SYDNEY • Australian police have charged five men suspected of planning to travel to Syria to join the Islamic State in Syria and Iraq (ISIS), by going on a journey that would have started with a small motorboat taking them to Indonesia and the Philippines.
The men, aged between 21 and 31, were charged last Saturday with preparing to enter a foreign country "for the purpose of engaging in hostile activities" - an offence that carries a maximum penalty of life imprisonment.
Attorney-General George Brandis told reporters yesterday that "their intentions to travel to the Middle East to engage in terrorist war fighting were known to the authorities" and that their passports had earlier been cancelled.
The five, who were not named, were arrested last Tuesday after having towed the 7m motorboat almost 3,000km from Melbourne in Victoria state to Cairns in northern Queensland, the police said. The men, in custody since last Tuesday, are set to appear in court today.
Mr Brandis said that when it became clear to the men they could not leave "in an orthodox way, they remained under surveillance so that if they attempted to leave the country in this very unusual way, they would be able to be stopped, and they were".
He noted that there is "an unusual character to the plot - I know it has been ridiculed, but these are serious crimes".
A separate police statement said there was no current threat of a terrorist act to the Australian community arising from this investigation.
Australia, a staunch ally of the United States, has been on heightened alert for attacks by home-grown radicals since 2014, and the authorities say they have thwarted several potential ones.
There have been several "lone wolf" assaults, including a cafe siege in Sydney that left two hostages and the gunman dead.
About 100 people had left Australia for Syria to fight alongside organisations such as ISIS, the Immigration Minister said last month.
The police said earlier last week that it was unclear where the men had planned to put the boat in the water. Indonesia and Australia share a maritime border, but it spans several hundred kilometres of open sea at its narrowest point.
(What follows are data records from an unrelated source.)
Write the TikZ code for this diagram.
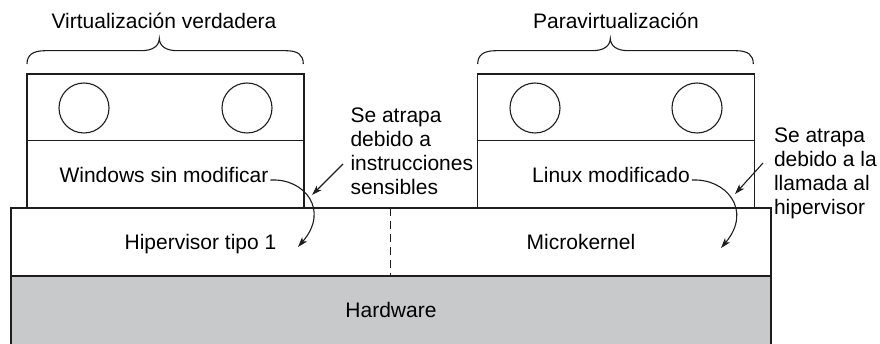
\documentclass[tikz,border=0pt]{standalone}
\usepackage{fontspec}
\setmainfont{Liberation Sans}
\usetikzlibrary{arrows.meta}
\definecolor{ink}{RGB}{30,28,29}
\definecolor{hwgray}{RGB}{200,201,203}
\begin{document}
\begin{tikzpicture}[x=1pt,y=-1pt,
  every node/.style={font=\fontsize{21}{24}\selectfont, text=black, inner sep=0pt, outer sep=0pt},
  box/.style={draw=ink, line width=1.4pt, minimum width=0pt, minimum height=0pt},
  disc/.style={draw=ink, line width=1.1pt, circle, minimum size=50pt},
  lbl/.style={anchor=base},
  note/.style={anchor=base west},
  arr/.style={draw=ink, line width=1.1pt, -{Stealth[length=10pt,width=6.5pt,inset=2.5pt]}},
  bracestyle/.style={draw=ink, line width=1.1pt}]
\useasboundingbox (0,0) rectangle (880,344);
\begin{scope}
\clip (0,0) rectangle (880,344);
% hardware and hypervisor
\node[box, fill=hwgray, anchor=north west, minimum width=760pt, minimum height=84pt] (hw) at (11,276) {};
\node[box, fill=white, anchor=north west, minimum width=760pt, minimum height=68pt] (hyp) at (11,208) {};
\coordinate (dtop) at (390.7,208);
\coordinate (dbot) at (390.7,276);
\draw[ink, line width=1.1pt, dash pattern=on 8pt off 5pt] (dtop) -- (dbot);
% left VM
\node[box, fill=white, anchor=north west, minimum width=277pt, minimum height=66.7pt] (vmLtop) at (27,74) {};
\node[box, fill=white, anchor=north west, minimum width=277pt, minimum height=67.3pt] (vmLbot) at (27,140.7) {};
\node[disc] (cL1) at (84,108) {};
\node[disc] (cL2) at (247,108) {};
% right VM
\node[box, fill=white, anchor=north west, minimum width=276.6pt, minimum height=66.7pt] (vmRtop) at (477.7,74) {};
\node[box, fill=white, anchor=north west, minimum width=276.6pt, minimum height=67.3pt] (vmRbot) at (477.7,140.7) {};
\node[disc] (cR1) at (535,108) {};
\node[disc] (cR2) at (697,108) {};
\end{scope}
% braces
\draw[bracestyle] (27,64) .. controls (27,55) and (33,50.7) .. (45,50.7) -- (141,50.7)
  .. controls (153,50.7) and (159,46) .. (159.3,38.5)
  .. controls (159.6,46) and (165.6,50.7) .. (177.6,50.7) -- (286,50.7)
  .. controls (298,50.7) and (303.3,55) .. (303.3,64);
\draw[bracestyle] (477.7,64) .. controls (477.7,55) and (483.7,50.7) .. (495.7,50.7) -- (592,50.7)
  .. controls (604,50.7) and (610,46) .. (610.3,38.5)
  .. controls (610.6,46) and (616.6,50.7) .. (628.6,50.7) -- (736,50.7)
  .. controls (748,50.7) and (753.3,55) .. (753.3,64);
% labels
\node[lbl] (tL) at (164,29) {Virtualización verdadera};
\node[lbl] (tR) at (616,29) {Paravirtualización};
\node[lbl] (win) at (164,182.7) {Windows sin modificar};
\node[lbl] (lin) at (611,182.7) {Linux modificado};
\node[lbl] (hypL) at (200.5,250) {Hipervisor tipo 1};
\node[lbl] (hypR) at (581,250) {Microkernel};
\node[lbl] (hwt) at (391,318) {Hardware};
\node[note] (noteL) at (350.5,123) {\begin{tabular}[t]{@{}l@{}}Se atrapa\\debido a\\instrucciones\\sensibles\end{tabular}};
\node[note] (noteR) at (774,143) {\begin{tabular}[t]{@{}l@{}}Se atrapa\\debido a la\\llamada al\\hipervisor\end{tabular}};
% arrows
\coordinate (aLs) at (343,164);
\coordinate (aLe) at (312,195);
\coordinate (cLe) at (298,247);
\draw[arr] (aLs) -- (aLe);
\draw[arr] ([xshift=2pt]win.mid east) .. controls +(34,-2) and (330,210) .. (cLe);
\coordinate (aRs) at (763,163);
\coordinate (aRe) at (735,194);
\coordinate (cRe) at (721,248);
\draw[arr] (aRs) -- (aRe);
\draw[arr] ([xshift=2pt]lin.mid east) .. controls +(34,-2) and (753,210) .. (cRe);
\end{tikzpicture}
\end{document}
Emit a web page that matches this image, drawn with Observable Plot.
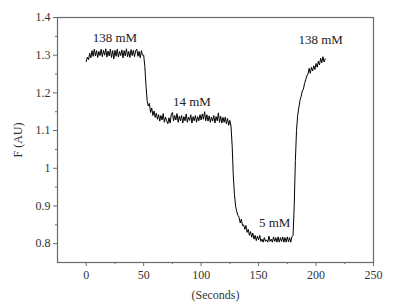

The Australian Broadcasting Corporation said Melbourne-born radical preacher Musa Cerantonio, a vocal supporter of ISIS who was deported from the Philippines to Australia in 2014, was among those charged. The police declined to comment on the report.
Yesterday, Foreign Minister Julie Bishop said she would attend Syria peace talks in Vienna tomorrow. The talks will be co-chaired by US Secretary of State John Kerry and Russian Foreign Minister Sergey Lavrov.